Du coup, on se retrouve avec un roman qui souffre d’une très (trop) longue mise en place, afin d’expliciter tous les éléments d’une conclusion qui, à force d’être préparée, devient cousue de fil blanc, parce qu’on comprend très vite que tout ce qui nous est montré va devoir servir plus tard. Concentrant bien trop d’informations essentielles dans un volume trop court et extrêmement dense, Arturo Pérez-Reverte perd en subtilité ce qu’il gagne en ambiance et en force évocatrice ; et si on peut saluer la qualité du travail de recherche et de rigueur historique, ça ne rend pas son histoire meilleure pour autant, d’un point de vue dramaturgique, puisqu’on a parfois l’impression de plus lire une biographie détaillée et surcontextualisée de notre protagoniste qu’autre chose.

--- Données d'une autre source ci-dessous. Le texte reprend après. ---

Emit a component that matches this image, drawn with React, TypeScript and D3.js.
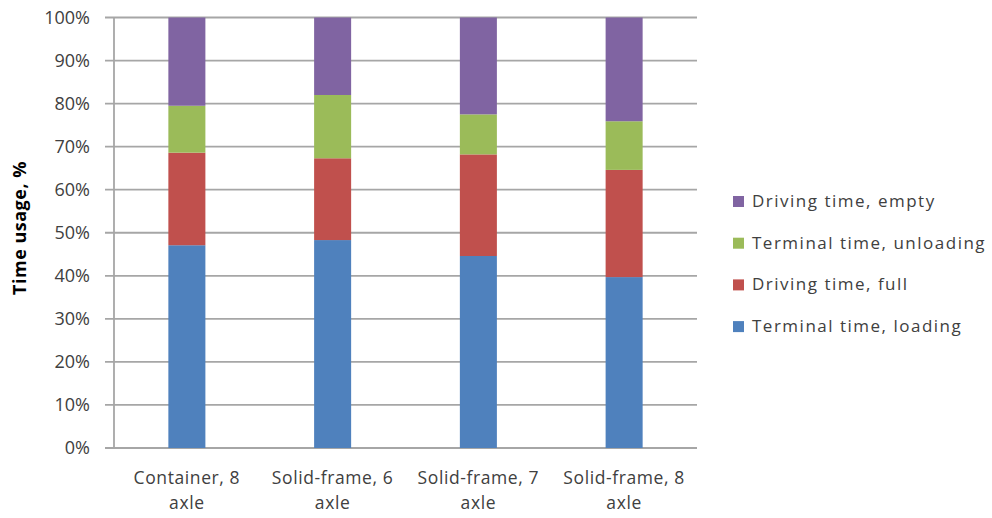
import React from "react";
import * as d3 from "d3";

const categories = ["Container, 8|axle", "Solid-frame, 6|axle", "Solid-frame, 7|axle", "Solid-frame, 8|axle"];
const seriesNames = ["Terminal time, loading", "Driving time, full", "Terminal time, unloading", "Driving time, empty"];
const loading = [47.1, 48.3, 44.6, 39.7];
const drivingFull = [21.5, 19.0, 23.6, 24.9];
const unloading = [10.9, 14.7, 9.3, 11.3];
const drivingEmpty = [20.5, 18.0, 22.5, 24.1];
const colors = ["#4F81BD", "#C0504D", "#9BBB59", "#8064A2"];
const yTicks = [0, 10, 20, 30, 40, 50, 60, 70, 80, 90, 100];

export default function App() {
  const W = 992, H = 518;
  const left = 114, right = 697, top = 17.5, bottom = 448;
  const x = d3.scaleBand().domain(categories).range([left, right]).paddingInner(0.746).paddingOuter(0.373);
  const y = d3.scaleLinear().domain([0, 100]).range([bottom, top]);
  const seriesData = [loading, drivingFull, unloading, drivingEmpty];
  const rows = categories.map((c, i) => {
    const o: any = { cat: c };
    seriesNames.forEach((s, j) => (o[s] = seriesData[j][i]));
    return o;
  });
  const stack = d3.stack().keys(seriesNames)(rows as any);
  const font = "'Open Sans', 'Noto Sans', sans-serif";
  const legendOrder = [3, 2, 1, 0];
  return (
    <svg width={W} height={H} style={{ position: "absolute", left: 0, top: 0 }}>
      <rect width={W} height={H} fill="#fff" />
      {yTicks.map((t) => (
        <g key={t}>
          <line x1={105} x2={right} y1={y(t)} y2={y(t)} stroke="#a6a6a6" strokeWidth={1.8} />
          <text x={90} y={y(t)} dy="0.36em" textAnchor="end" fontFamily={font} fontSize={18} fill="#404040">
            {t}%
          </text>
        </g>
      ))}
      <line x1={left} x2={left} y1={top} y2={bottom} stroke="#a6a6a6" strokeWidth={1.8} />
      {stack.map((layer, j) => (
        <g key={j} fill={colors[j]}>
          {layer.map((d: any, i) => (
            <rect key={i} x={x(categories[i])} width={x.bandwidth()} y={y(d[1])} height={y(d[0]) - y(d[1])} />
          ))}
        </g>
      ))}
      {categories.map((c) => {
        const [l1, l2] = c.split("|");
        const cx = (x(c) as number) + x.bandwidth() / 2;
        return (
          <text key={c} textAnchor="middle" fontFamily={font} fontSize={17.5} fill="#404040" letterSpacing={0.6}>
            <tspan x={cx} y={484}>{l1}</tspan>
            <tspan x={cx} y={509}>{l2}</tspan>
          </text>
        );
      })}
      <text
        transform={`translate(26,228) rotate(-90)`}
        textAnchor="middle"
        fontFamily={font}
        fontWeight="bold"
        fontSize={18}
        fill="#000"
        letterSpacing={0.5}
      >
        Time usage, %
      </text>
      {legendOrder.map((j, k) => {
        const ly = 201 + k * 41.7;
        return (
          <g key={j}>
            <rect x={733} y={ly - 5} width={11} height={11} fill={colors[j]} />
            <text x={752} y={ly} dy="0.35em" fontFamily={font} fontSize={17} fill="#404040" letterSpacing={1.5}>
              {seriesNames[j]}
            </text>
          </g>
        );
      })}
    </svg>
  );
}
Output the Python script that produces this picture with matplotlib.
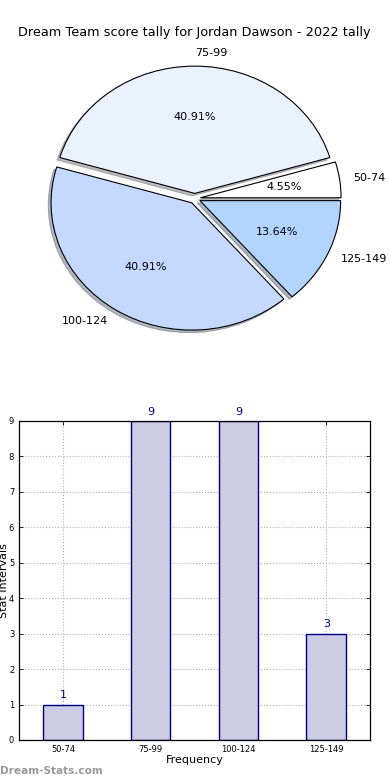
import matplotlib
matplotlib.use('Agg')
import matplotlib.pyplot as plt
import numpy as np

# data
intervals = ['50-74', '75-99', '100-124', '125-149']
counts = [1, 9, 9, 3]
pie_colors = ['#ffffff', '#eaf1ff', '#c5d8ff', '#b3d4ff']
title = 'Dream Team score tally for Jordan Dawson - 2022 tally'

fig = plt.figure(figsize=(3.9, 7.8), dpi=100)

# pie
ax1 = fig.add_axes([0.0485, 0.5415, 0.902, 0.408])
wedges, texts, autotexts = ax1.pie(counts, labels=intervals, colors=pie_colors,
                                   explode=[0.04] * 4,
                                   shadow={'ox': -0.014, 'oy': -0.014, 'shade': 0.5},
                                   autopct='%.2f%%', startangle=0,
                                   wedgeprops={'edgecolor': 'black', 'linewidth': 0.8},
                                   textprops={'fontsize': 8})
texts[1].set_ha('left')  # old-style label alignment at the top
ax1.set_aspect('auto')
ax1.set_xlim(-1.25, 1.25)
ax1.set_ylim(-1.25, 1.25)
ax1.set_title(title, fontsize=9.25, pad=2)

# bars
ax2 = fig.add_axes([0.049, 0.0513, 0.9, 0.409])
x = np.arange(len(intervals))
ax2.bar(x, counts, width=0.45, color='#cccce5', edgecolor='navy', linewidth=1, zorder=2)
for xi, c in zip(x, counts):
    ax2.text(xi, c + 0.12, str(c), ha='center', va='bottom', color='navy', fontsize=8)
ax2.set_xlim(-0.5, 3.5)
ax2.set_ylim(0, 9)
ax2.set_xticks(x)
ax2.set_xticklabels(intervals)
ax2.set_yticks(range(10))
ax2.tick_params(direction='in', top=True, right=True, labelsize=6, length=3, width=0.6)
ax2.grid(True, linestyle=':', color='#b0b0b0', linewidth=0.8, zorder=0)
ax2.set_axisbelow(True)
ax2.set_xlabel('Frequency', fontsize=8, labelpad=1)
ax2.set_ylabel('Stat Intervals', fontsize=8, labelpad=0)
for s in ax2.spines.values():
    s.set_linewidth(0.9)

fig.text(0.0, 0.005, 'Dream-Stats.com', color='#999999', fontsize=7.6, fontweight='bold', ha='left', va='bottom')

fig.savefig('out.png', dpi=100)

Et là encore, on perd d’autant plus en efficacité.
Ce qui est d’autant plus triste que le personnage a d’énormes qualités à faire valoir, d’un point de vue purement romanesque. J’avoue que j’ai été assez séduit, littérairement parlant, par cet homme dont la solitude me parait plus une affaire de conviction que de défaut de caractère, témoin désabusé d’une époque dont il se sent étranger, mais ne prenant aucune de ses souffrances comme excuse pour trahir ses principes. Il y a quelque chose de touchant dans cette noblesse fatiguée, dans cet honneur fragile mais tenace d’un homme qui sent que ses meilleures années lui ont échappées. C’est Jaime Astarloa qui m’a continuellement motivé à continuer ma lecture en dépit de mes ponctuelles frustrations, c’est son destin plus que les réponses aux questions esquissées au fil du récit par Pérez-Reverte qui m’a réellement captivé. Ce sont ses sentiments contrariés et ses atermoiements que j’ai trouvés les plus intéressants, en relation avec ce qui lui arrivait ou même en dehors.
Le problème, du coup, c’est bien que je considère que ces aspects les plus intéressants du récit sont donc comme noyés dans la multitude des ambitions de l’auteur, qui comme souvent avec moi, a sans doute voulu courser trop de lièvres pour pouvoir réellement en attraper aucun. On a une intrigue humaine, une autre politique, une autre policière, qui s’entremêlent sans cesse, mais aucune n’est à mes yeux suffisamment travaillée pour tirer son épingle du jeu ou a minima nourrir les autres. Et du coup, dans un récit aussi court, où tant d’éléments me semblaient nécessaires pour réussir à créer du doute et du suspense à un niveau réellement satisfaisant.
Et puis, et puis… Il y a la fin. Au delà de son côté décevant à l’aune du récit tout entier, avec ce bombardement final d’informations et d’explications trop technique pour être viscéral, où je suis assez simplement partagé entre certains éléments trop attendus et d’autres pas suffisamment travaillés en amont pour être rendus assez spectaculaires ou même réellement intéressants, il y a surtout une vibe que je ne peux pas m’empêcher de trouver malaisante. Alors attention, spoiler mineur, puisque l’élément thématique dont je vais ici parler serait en lui-même suffisant pour vendre la mèche à un·e lecteurice un minimum attentif·ve. Après un début de récit faisant la part belle à une certaine ouverture de notre personnage principal, à une capacité de remise en question, la chute choisie par l’auteur, à mes yeux, revient trop dessus, dans un final que je trouve terriblement décevant ; d’abord du point de vue de la progression de ce protagoniste, que je trouve finalement très tristement revenu à son point de départ. Ensuite, et c’est là le cœur de mon alerte spoiler : je n’arrive pas à me détacher d’un sentiment poisseux de misogynie émanant de ces révélations finales. Je ne saurais pas vraiment le verbaliser correctement, d’autant que je pense qu’il est un peu trop facile et piégeux de parfois vouloir tirer une interprétation générale du traitement d’un personnage féminin en particulier pour évaluer le rapport d’un auteur à un genre entier. Mais n’empêche qu’il y a un truc là-dedans qui m’a pas plu, vraiment pas du tout. Comme si c’était trop facile de faire comme ça, et que Pérez-Reverte avait raté un truc en terme de subtilité pour que ça fonctionne mieux. Fin de l’alerte spoiler.
En gros, c’est pas que c’était mauvais. C’est juste que c’était vraiment pas assez pour moi. Il manquait du volume, de l’exigence et de l’intensité pour parvenir à me convaincre ; trop d’éléments traités de manière superficielle en relation les uns avec les autres. Le concept central était top, mais l’exécution était juste insuffisante. Ironiquement, j’ai l’impression que les forces du récit produit par Arturo Pérez-Reverte étaient satellitaires de ses efforts principaux, trouvant mon plaisir et les idées les plus captivantes dans ce qui n’intéressait pas le plus l’auteur. Une rencontre qui cette fois ne s’est pas faite, tout simplement.
Mais aucune raison de désespérer, on a de quoi retenter l’expérience plus tard.